Under new leadership, Paris Internationale continues to be the week’s must-attend curtain-raiser for those looking for new or overlooked talent.

Paris Internationale, renowned for its quirky pop-up venues, on Monday held the preview of its eighth annual edition at 35 Boulevard des Capucines, where the landmark first impressionist exhibition was held in 1874 — back then, it was photographer Nadar’s elegant studio, now it’s a disused department store. Cinder-block walls, exposed piping and bare concrete floors were more in tune with Paris Internationale’s contemporary aesthetic. Sixty galleries from 26 countries are participating at the event, which is free to attend and runs through Sunday.

In a market dominated by big, brashly colored paintings, the small, intense, predominantly black-and-white self-portrait “Untitled (head)” by Detroit artist Cay Bahnmiller proved a counterintuitive standout on the booth of the gallery What Pipeline, also from Detroit. Made in 2007, the painting was bought by an American collector for $8,500, according to Alivia Zivich, a What Pipeline co-director.

All five of the fantastically surreal and similarly small Jannis Marwitz tempera-on-panel paintings shown by the gallerist Lucas Hirsch of Düsseldorf, Germany, had been snapped up by a collector before the fair for prices between 9,000 euros and 12,000 euros, about $8,800 and $11,700, Hirsch said. Marwitz, a German-born figure painter based in Brussels, uses the meticulous techniques of old masters.

Many visiting collectors and art world professionals were struck by the depth of the material to be viewed, at both commercial and institutional venues, in the French capital. “There’s been a shift from London to Paris because of Brexit,” said New York-based art adviser Christina Shearman. “There’s undeniable energy in Paris.”

With London’s dealers hampered by Brexit, and Britain in political and economic crisis, momentum in the European art trade does seem to be shifting toward Paris. The expansion of the thoughtfully curated Asia Now fair, which also ran in the French capital this week with 78 galleries from 25 countries exhibiting in the grand courtyards of Paris’s historic Mint, only added to the impression that Paris is developing a fall art offering that is a serious threat to London’s long-vaunted “Frieze Week.” (Asia Now runs through Sunday.)
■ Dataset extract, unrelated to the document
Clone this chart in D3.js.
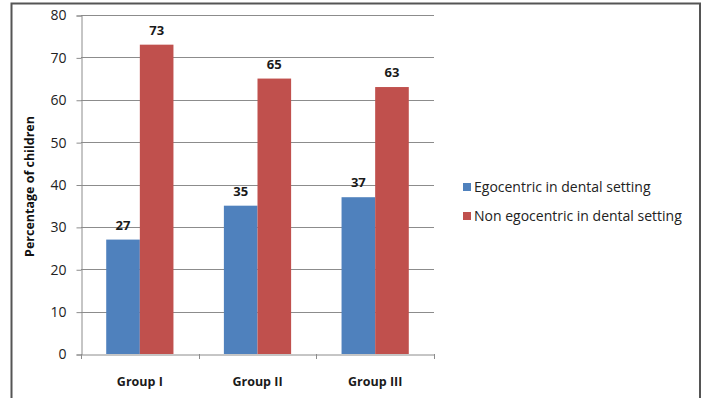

But back at Paris+, Swiss collector Michael Ringier was wondering if anything had really changed. “What is different? It’s an art fair,” said Ringier, looking across the uniform white booths and the aisles of gray carpeting. If it weren’t for the occasional glimpse of the Eiffel Tower through a large window, visitors could have been at an art fair anywhere. More English was being spoken by the VIP crowd than French.

“It’s very difficult to create a new kind of fair,” Ringier added. “But the level of quality is different from FIAC. That’s because of Art Basel.”

Asked if this new Paris fair was missing some of FIAC’s local distinctiveness, Marc Spiegler, Art Basel’s global director, pointed out that more than one-third of the exhibitors had spaces in France. “On the one hand, you want this show to retain its Parisian identity,” said Spiegler. “On the other, galleries want the best possible global promotion.”

Charm is all very well. But international art dealers have businesses to run.